Androids have long been a useful
device for exploring questions about what it means to be human, our
interaction with technology and what defines consciousness in contemporary fiction and film. The term
android itself has become somewhat interchangeable with robot, but
uniquely refers to machines taking a distinctly human form. The word was
coined from the Greek root ἀνδρ- 'man' and the suffix -oid 'having the
form or likeness of'.
In films such as Westworld (1973), Alien
(1979) and Prometheus (2012) Androids have been depicted as
untrustworthy instruments of corporations with an agenda. In contrast, they've also been
presented as benevolent, almost childlike machines seeking to develop
consciousness and morality - such as the Data character from the
television series Stark Trek TNG (1987).
Man & Machine - Yul Brynner
Dave 8 - Prometheus
The Swedish TV series, Äkta Människor (2012) aka 'Real Humans' takes place in a parallel present where Hubots (a fictional brand-name synonymous with android) are consumer goods (a cheeky nod to Sweden's famously mass produced Ikea) which take on almost every role imaginable. It's a great platform from which to explore 21st century issues - androids as servants and factory workers (organised labor) or partners and lovers (human rights).
There's also a back story reminiscent of Blade Runner, as a select group of Hubots seek answers to their own limitations and apparently unique abilites (one android longs to be a wife and mother) and mortality.
Part of the success is the subtle use of makeup but also the effective method of the actors in portraying the Hubots. It's an echo of a similar 'plastic' aesthetic seen in Manga and elsewhere. I've started to wonder, if it's possible for androids to dream of being human, could the converse be possible?

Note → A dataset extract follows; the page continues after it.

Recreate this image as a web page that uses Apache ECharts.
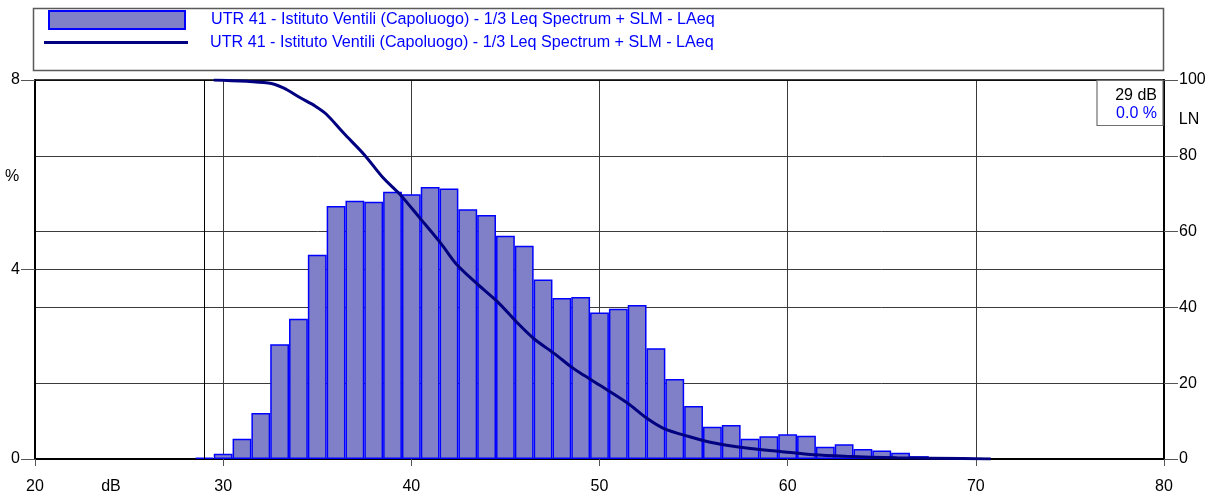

The recent Channel 4 documentary 'Secrets of the Living Dolls' was an eye-opening "WTF?" expose of a little known contemporary lifestyle. The show introduces various men (there is definitely a sexual component here) in the US and UK who engage in 'Masking' - which can only be described as wearing full female body suits. Putting aside the psychological aspects, which mostly seem benign, I was struck by the intentional artificiality of the face masks...and immediately thought of Hubots.
Real Humans is in it's second season on SVT and season 1 has screen on SBS television in Australia.